Saturday, December 18, 2004

'tis the season

When I was a kid, we had a tree. We decorated the tree and had carp and potato salad around 6PM on Christmas Eve. Then I'd rush to open my gifts: choo-choo trains and cars at first, then later books, books, more books. I remember one Christmas receiving 11 books. There was one about oceanography and one was a kids' encyclopedia and the rest were adventure stories. I read and loved them all. Christmases stopped when I was 12. We are Jewish. The reason we had the tree and the gifts and the dinners in the first place was simple: growing up in marxist Czechoslovakia you could be different at your peril. The regime was strictly atheistic but NOT to celebrate Christmas like all neighbours, friends and foes would have been unthinkable. Just one of the countless paradoxes of the labyrinthine communist nightmare. Anyway, when I was about 12, I believe my parents' original Jewish instincts had finally kicked in, coupled with the fact that there was a political thaw and I was getting older and wiser. I still got books, but no tree.

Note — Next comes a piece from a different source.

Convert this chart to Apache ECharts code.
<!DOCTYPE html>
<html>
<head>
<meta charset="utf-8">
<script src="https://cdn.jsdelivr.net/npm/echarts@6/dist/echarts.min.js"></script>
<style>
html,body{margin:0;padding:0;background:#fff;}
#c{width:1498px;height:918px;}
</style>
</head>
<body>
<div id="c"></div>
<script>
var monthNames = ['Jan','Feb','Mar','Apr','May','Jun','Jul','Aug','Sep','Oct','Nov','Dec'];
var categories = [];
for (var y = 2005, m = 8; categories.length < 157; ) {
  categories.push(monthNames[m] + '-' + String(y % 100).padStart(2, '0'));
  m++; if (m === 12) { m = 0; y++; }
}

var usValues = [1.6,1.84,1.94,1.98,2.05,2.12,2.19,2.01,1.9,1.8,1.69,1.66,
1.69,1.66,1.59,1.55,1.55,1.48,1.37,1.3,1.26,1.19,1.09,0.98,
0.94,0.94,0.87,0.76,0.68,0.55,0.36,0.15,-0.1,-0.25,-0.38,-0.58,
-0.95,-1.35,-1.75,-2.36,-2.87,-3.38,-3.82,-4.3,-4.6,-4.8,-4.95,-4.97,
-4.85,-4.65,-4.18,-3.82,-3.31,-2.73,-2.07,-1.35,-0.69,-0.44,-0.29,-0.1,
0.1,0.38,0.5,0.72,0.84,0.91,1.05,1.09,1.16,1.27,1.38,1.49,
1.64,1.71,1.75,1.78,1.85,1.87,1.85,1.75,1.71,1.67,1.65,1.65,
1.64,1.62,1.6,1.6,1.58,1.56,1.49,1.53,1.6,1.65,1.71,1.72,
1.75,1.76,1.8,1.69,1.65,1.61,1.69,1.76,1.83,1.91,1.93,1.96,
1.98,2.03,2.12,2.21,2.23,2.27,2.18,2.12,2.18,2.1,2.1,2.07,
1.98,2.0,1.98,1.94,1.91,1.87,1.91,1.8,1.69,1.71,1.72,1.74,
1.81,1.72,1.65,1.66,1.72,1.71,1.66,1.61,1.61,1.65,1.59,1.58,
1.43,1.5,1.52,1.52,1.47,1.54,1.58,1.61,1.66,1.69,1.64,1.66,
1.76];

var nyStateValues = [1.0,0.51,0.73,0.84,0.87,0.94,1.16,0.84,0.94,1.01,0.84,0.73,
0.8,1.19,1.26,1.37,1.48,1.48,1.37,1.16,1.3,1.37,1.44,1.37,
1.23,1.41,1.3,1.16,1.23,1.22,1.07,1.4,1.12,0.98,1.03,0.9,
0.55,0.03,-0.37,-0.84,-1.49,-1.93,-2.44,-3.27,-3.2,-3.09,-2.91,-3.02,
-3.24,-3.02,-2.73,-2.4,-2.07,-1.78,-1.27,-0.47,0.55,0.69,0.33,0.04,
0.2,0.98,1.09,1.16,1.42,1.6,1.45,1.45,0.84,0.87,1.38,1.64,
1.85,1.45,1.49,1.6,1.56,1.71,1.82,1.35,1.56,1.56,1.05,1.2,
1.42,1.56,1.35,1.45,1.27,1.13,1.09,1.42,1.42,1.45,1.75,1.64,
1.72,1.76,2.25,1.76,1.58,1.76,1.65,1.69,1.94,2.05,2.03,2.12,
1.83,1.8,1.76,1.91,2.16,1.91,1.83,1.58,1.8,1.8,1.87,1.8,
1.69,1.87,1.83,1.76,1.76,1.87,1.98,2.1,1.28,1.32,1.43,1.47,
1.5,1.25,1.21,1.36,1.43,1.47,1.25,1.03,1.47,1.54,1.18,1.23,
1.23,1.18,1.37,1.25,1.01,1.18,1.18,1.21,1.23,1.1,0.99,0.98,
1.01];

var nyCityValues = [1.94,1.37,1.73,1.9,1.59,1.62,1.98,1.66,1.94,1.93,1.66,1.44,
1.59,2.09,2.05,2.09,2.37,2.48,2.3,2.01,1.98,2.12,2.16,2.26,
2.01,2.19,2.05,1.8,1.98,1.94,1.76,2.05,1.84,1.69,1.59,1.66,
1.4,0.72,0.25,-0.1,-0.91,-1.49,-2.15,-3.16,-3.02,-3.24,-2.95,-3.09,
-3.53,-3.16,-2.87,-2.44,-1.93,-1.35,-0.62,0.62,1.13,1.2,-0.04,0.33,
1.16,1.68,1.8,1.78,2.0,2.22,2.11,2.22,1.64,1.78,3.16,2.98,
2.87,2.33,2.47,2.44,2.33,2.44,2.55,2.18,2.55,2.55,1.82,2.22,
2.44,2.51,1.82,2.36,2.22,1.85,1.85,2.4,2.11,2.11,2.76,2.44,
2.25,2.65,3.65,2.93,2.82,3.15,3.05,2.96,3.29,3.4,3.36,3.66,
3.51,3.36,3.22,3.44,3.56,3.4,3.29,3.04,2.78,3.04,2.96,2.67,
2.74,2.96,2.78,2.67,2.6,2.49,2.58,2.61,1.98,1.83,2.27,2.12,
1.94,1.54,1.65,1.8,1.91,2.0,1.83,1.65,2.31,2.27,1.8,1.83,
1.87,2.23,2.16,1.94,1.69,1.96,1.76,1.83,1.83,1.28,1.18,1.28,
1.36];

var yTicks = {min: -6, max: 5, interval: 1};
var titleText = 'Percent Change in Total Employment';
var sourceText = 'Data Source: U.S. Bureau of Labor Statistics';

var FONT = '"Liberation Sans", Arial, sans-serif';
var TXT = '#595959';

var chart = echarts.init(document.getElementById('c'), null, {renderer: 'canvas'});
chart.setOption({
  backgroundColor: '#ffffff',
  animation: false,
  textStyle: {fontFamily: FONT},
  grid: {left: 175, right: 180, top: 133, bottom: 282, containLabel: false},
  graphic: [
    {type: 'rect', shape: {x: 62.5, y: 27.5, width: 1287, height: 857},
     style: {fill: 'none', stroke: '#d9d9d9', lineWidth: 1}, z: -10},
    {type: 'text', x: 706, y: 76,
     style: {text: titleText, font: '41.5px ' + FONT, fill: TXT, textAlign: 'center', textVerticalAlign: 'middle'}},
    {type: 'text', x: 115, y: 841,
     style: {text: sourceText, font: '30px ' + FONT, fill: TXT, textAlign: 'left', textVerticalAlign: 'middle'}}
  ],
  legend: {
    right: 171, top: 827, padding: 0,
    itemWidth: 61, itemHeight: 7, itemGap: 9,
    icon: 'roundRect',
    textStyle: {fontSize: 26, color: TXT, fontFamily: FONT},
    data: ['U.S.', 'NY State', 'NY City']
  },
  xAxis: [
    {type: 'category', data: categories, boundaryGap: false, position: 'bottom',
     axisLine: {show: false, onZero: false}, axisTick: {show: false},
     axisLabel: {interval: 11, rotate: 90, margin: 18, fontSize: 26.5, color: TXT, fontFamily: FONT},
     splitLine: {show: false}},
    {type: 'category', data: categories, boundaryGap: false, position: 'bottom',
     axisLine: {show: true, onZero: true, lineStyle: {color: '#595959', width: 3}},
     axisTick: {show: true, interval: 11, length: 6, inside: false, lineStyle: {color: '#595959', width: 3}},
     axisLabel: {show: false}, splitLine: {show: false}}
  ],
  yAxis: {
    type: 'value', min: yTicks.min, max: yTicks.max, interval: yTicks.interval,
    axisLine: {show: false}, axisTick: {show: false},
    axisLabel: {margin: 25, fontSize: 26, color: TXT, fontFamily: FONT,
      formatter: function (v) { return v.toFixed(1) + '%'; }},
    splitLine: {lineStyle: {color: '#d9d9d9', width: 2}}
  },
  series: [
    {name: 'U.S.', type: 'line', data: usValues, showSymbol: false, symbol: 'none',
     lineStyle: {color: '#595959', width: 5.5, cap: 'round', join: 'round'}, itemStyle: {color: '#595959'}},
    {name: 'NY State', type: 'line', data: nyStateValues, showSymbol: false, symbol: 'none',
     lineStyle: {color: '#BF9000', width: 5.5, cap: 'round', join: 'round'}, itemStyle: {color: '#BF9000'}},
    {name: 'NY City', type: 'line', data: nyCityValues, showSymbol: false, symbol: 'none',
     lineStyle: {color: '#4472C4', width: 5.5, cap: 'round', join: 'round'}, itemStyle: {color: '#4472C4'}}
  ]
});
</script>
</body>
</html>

Many years later, living in Israel, I missed Christmas in Prague: the dusting of snow on the ancient rooftops, carps swimming in big barrels in marketplaces, the smell of pines and (warning, cliche coming up! ) roasting chestnuts. On the other hand, if I so wished, I could actually have attended Midnight Mass in the Church of the Nativity in Bethlehem. Many did - this is before the insanity of the intifada. The church was always booked way, way in advanced and packed to the rafters. One could celebrate Christmas in the town where Christmas was born: Beth Lehem (meaning The House of Bread in Hebrew).

And then came my own kids and the Jewish Christmas dilemma reasserted itself. We couldn't entirely skip it and we couldn't entirely celebrate it. Ouch! So the kids got gifts but there was no tree and there was no Santa: instead, I invented a very successful proxy - the Hanukka Clown.

Later yet, I started hating Christmas with a passion...I never felt lonlier and more isolated than on Christmas. Suddenly, without warning, around the age of 40, my Jewish heritage, such as it was, came back to haunt me and simply forbade me to participate in the mirth and the merrymaking. I was fortunate enough to share a few friends who felt exactly the same way and so on Christmas day we could get together and kvetch about the awfulness of it all.

Now - now, I'm sort of indifferent to this holiday. It doesn't thrill me and it doesn't kill me. It doesn't fill me with fear, it doesn't bring much joy - I am not a practicing Jew, yet neither am I a goy. You want to have Christmas and endure the insanity of clogged malls and highways - go ahead! I delight in the fact that my favourite Toronto restaurant "SABABA" is open EVERY SINGLE DAY throughout the holiday.


mmmmmm.....olives......

I don't need to worry about closed supermarkets, oh no, my friends: I will feast on falafel and shwarma and lamb burger and makhtuba and hummus and tahini and baba-ganouj and more and more. And fresh baked pitas on Christmas Day.

I do have a few presents for my wife and I try to put on as jolly a face as I can - just for her. God love her, around Christmas she becomes a kid again and who could begrudge anyone that?